→ **RECORD EXTRACTS**:
§

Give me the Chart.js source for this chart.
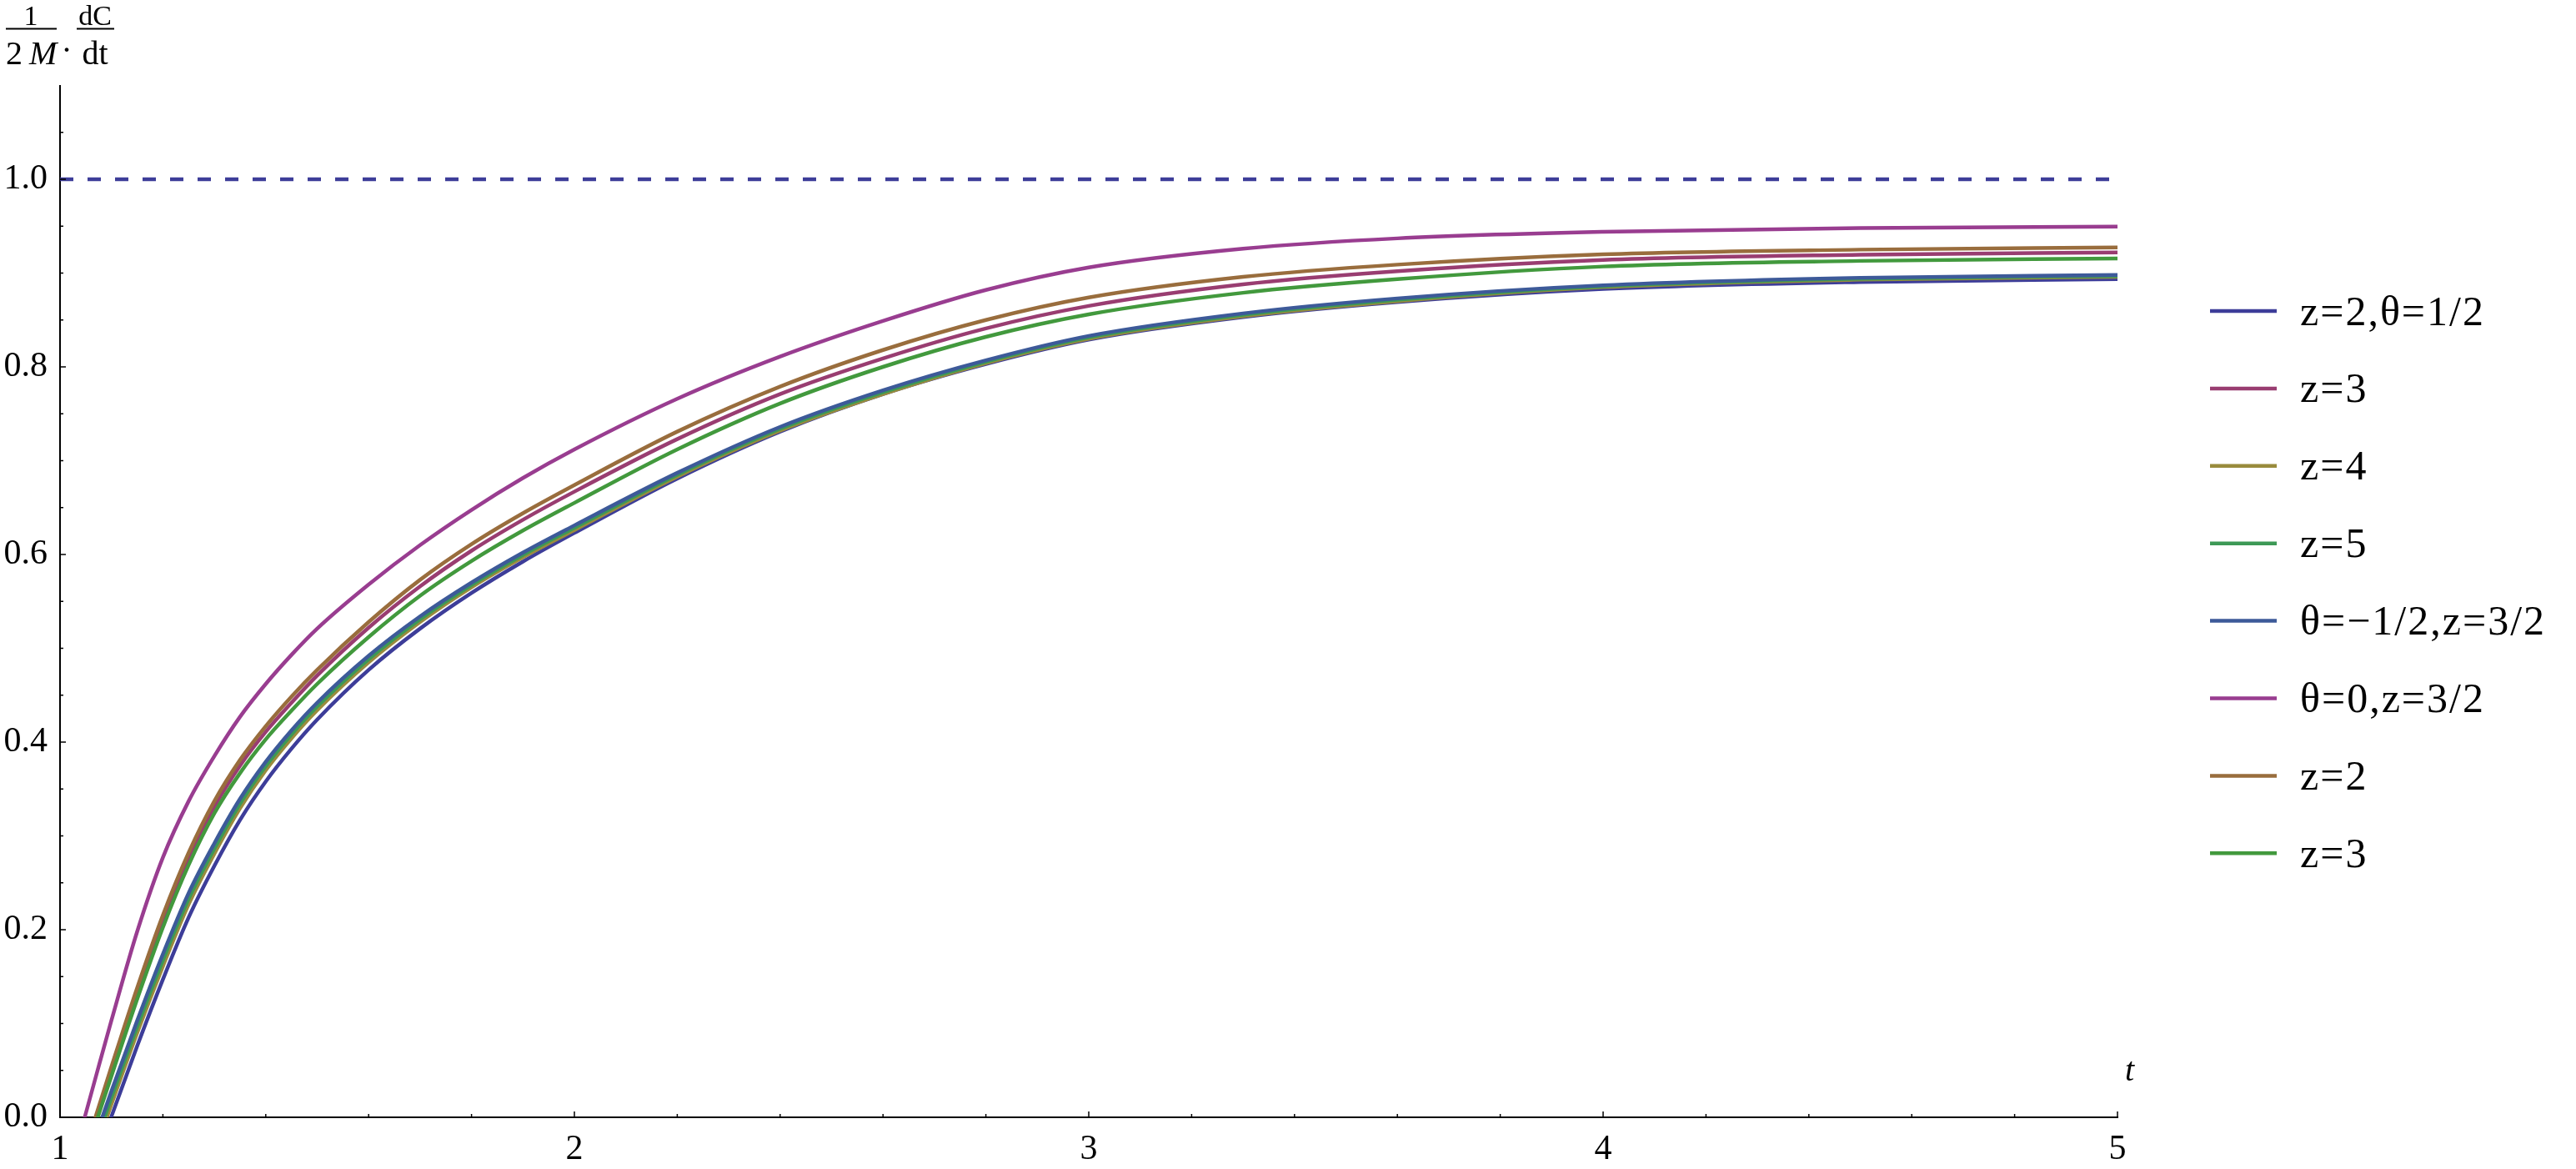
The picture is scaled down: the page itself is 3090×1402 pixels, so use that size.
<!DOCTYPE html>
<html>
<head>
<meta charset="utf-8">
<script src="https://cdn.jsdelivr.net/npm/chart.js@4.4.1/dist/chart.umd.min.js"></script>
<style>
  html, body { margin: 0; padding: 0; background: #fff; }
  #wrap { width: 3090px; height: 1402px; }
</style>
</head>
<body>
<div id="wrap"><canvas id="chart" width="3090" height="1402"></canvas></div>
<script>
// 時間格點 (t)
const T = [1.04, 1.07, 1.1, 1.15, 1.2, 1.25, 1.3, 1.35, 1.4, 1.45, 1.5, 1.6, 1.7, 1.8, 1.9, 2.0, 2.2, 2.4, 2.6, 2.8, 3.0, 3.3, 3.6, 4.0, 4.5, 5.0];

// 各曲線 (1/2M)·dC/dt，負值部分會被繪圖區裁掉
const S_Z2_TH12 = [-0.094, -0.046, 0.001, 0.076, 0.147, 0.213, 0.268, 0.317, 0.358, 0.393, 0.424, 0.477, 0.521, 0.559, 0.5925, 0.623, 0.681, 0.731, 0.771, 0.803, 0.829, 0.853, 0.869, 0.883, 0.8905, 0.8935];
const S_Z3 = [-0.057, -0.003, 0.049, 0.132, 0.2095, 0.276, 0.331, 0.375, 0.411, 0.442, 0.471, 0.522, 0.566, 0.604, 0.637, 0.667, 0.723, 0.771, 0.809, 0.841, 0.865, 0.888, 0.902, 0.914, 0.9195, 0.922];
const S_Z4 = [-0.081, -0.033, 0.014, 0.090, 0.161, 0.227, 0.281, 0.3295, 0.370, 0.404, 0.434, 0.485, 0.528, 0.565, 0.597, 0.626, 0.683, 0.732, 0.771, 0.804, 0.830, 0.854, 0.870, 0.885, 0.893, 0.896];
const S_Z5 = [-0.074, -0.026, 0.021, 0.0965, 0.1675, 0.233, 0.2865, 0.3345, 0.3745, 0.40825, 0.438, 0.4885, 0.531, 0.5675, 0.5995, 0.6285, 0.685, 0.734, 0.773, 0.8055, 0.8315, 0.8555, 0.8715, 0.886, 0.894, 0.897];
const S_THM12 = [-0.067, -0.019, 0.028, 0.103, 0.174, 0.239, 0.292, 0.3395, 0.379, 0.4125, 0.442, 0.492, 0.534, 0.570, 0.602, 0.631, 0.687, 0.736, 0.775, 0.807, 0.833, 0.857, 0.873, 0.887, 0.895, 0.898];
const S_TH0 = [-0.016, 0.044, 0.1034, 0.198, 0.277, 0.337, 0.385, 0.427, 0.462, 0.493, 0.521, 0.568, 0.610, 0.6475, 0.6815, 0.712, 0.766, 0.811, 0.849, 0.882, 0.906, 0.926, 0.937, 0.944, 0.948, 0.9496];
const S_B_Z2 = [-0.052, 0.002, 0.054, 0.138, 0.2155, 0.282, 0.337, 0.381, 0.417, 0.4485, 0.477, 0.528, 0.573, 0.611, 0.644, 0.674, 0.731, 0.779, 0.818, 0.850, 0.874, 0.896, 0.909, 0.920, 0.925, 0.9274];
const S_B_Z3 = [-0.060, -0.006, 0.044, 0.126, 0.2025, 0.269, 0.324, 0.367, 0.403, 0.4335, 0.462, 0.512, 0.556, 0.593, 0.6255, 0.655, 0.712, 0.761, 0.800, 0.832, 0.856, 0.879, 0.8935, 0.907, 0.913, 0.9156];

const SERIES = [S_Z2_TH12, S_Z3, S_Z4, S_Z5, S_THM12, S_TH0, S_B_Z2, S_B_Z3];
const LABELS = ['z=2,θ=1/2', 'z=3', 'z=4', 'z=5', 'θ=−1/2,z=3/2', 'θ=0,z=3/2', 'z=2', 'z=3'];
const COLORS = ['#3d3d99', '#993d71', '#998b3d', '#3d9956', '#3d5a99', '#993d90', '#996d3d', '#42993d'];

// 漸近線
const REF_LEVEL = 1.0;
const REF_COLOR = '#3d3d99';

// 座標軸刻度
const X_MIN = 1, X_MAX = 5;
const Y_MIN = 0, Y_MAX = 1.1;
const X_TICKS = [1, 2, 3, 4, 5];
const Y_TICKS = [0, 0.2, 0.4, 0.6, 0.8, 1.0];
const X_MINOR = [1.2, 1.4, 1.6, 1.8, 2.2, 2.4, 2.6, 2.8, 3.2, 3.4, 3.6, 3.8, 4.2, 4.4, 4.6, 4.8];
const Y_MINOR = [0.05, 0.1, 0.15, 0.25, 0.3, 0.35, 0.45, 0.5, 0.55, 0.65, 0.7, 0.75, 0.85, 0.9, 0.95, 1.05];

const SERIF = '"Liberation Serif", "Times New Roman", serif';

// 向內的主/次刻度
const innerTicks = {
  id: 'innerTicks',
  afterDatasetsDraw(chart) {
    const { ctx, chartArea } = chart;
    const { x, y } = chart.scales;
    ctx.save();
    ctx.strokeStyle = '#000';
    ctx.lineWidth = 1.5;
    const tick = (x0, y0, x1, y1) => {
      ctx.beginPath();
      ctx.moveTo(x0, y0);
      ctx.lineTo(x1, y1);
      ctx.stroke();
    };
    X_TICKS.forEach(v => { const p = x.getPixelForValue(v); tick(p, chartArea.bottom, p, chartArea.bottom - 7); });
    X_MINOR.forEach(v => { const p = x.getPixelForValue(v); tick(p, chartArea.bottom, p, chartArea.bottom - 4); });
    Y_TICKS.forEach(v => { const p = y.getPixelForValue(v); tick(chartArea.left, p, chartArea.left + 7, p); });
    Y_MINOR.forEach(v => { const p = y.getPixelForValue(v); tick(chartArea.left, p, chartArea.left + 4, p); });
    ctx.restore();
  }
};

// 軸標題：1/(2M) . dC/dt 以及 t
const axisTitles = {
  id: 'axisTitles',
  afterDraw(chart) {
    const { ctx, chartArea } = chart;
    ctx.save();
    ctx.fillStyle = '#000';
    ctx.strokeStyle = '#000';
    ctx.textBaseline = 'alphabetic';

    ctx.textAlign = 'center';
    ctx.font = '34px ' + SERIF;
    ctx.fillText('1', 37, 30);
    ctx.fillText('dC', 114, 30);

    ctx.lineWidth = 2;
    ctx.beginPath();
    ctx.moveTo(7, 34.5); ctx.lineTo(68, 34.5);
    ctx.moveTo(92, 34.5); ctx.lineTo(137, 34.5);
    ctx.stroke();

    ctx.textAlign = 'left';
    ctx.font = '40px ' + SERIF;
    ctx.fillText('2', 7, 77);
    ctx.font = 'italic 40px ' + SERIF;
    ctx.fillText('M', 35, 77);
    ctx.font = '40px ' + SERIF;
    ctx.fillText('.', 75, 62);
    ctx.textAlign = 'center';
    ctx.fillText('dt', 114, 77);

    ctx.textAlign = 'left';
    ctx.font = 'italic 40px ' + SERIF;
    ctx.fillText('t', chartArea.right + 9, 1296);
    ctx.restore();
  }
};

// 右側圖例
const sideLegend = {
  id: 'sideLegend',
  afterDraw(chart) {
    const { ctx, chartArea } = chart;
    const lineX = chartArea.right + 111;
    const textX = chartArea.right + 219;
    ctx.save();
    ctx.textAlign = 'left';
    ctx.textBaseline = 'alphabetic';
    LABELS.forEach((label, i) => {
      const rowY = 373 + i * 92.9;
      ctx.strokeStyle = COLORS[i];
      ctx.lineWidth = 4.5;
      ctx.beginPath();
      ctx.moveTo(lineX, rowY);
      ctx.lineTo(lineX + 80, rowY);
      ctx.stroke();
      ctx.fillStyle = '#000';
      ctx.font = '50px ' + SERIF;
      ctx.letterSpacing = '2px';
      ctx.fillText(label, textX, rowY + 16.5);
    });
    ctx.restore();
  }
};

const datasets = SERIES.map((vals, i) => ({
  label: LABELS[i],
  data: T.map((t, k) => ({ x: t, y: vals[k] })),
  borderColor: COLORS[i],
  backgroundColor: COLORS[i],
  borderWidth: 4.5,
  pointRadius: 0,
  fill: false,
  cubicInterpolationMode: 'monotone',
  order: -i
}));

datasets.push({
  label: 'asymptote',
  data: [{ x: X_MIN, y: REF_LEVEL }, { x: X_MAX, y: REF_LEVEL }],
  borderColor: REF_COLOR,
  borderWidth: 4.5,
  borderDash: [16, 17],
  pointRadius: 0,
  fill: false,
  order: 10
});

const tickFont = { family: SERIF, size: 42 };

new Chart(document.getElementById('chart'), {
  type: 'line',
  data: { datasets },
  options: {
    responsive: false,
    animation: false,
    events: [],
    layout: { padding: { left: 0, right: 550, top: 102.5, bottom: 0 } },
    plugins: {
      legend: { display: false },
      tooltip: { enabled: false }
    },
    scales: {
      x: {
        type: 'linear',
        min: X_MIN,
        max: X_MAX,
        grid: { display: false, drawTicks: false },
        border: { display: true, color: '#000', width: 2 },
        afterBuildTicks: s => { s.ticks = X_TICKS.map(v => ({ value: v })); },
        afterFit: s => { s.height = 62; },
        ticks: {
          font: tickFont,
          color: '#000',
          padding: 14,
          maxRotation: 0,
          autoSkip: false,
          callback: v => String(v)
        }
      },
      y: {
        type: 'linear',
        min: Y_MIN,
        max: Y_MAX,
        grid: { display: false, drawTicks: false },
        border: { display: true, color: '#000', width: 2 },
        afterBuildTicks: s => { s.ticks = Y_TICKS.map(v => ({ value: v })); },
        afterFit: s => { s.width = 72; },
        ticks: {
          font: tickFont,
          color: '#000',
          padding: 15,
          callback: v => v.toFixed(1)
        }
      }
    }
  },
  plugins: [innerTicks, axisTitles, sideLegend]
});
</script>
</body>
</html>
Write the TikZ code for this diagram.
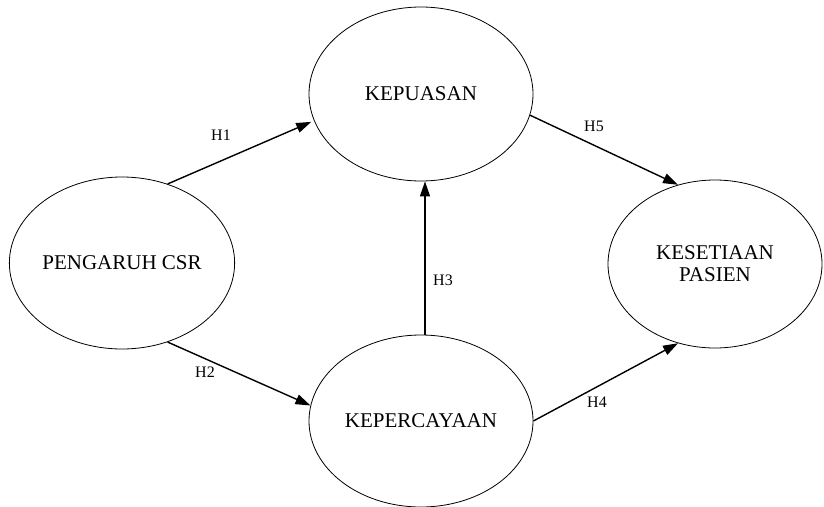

§

→ **WORK REQUIRED**: Return nothing but the lines running from the line with "The picture is" through the line with "4.0, 4.5, 5.0];", exactly as they appear.

→ **SOLUTION FOR THIS EXERCISE**:
The picture is scaled down: the page itself is 3090×1402 pixels, so use that size.
<!DOCTYPE html>
<html>
<head>
<meta charset="utf-8">
<script src="https://cdn.jsdelivr.net/npm/chart.js@4.4.1/dist/chart.umd.min.js"></script>
<style>
  html, body { margin: 0; padding: 0; background: #fff; }
  #wrap { width: 3090px; height: 1402px; }
</style>
</head>
<body>
<div id="wrap"><canvas id="chart" width="3090" height="1402"></canvas></div>
<script>
// 時間格點 (t)
const T = [1.04, 1.07, 1.1, 1.15, 1.2, 1.25, 1.3, 1.35, 1.4, 1.45, 1.5, 1.6, 1.7, 1.8, 1.9, 2.0, 2.2, 2.4, 2.6, 2.8, 3.0, 3.3, 3.6, 4.0, 4.5, 5.0];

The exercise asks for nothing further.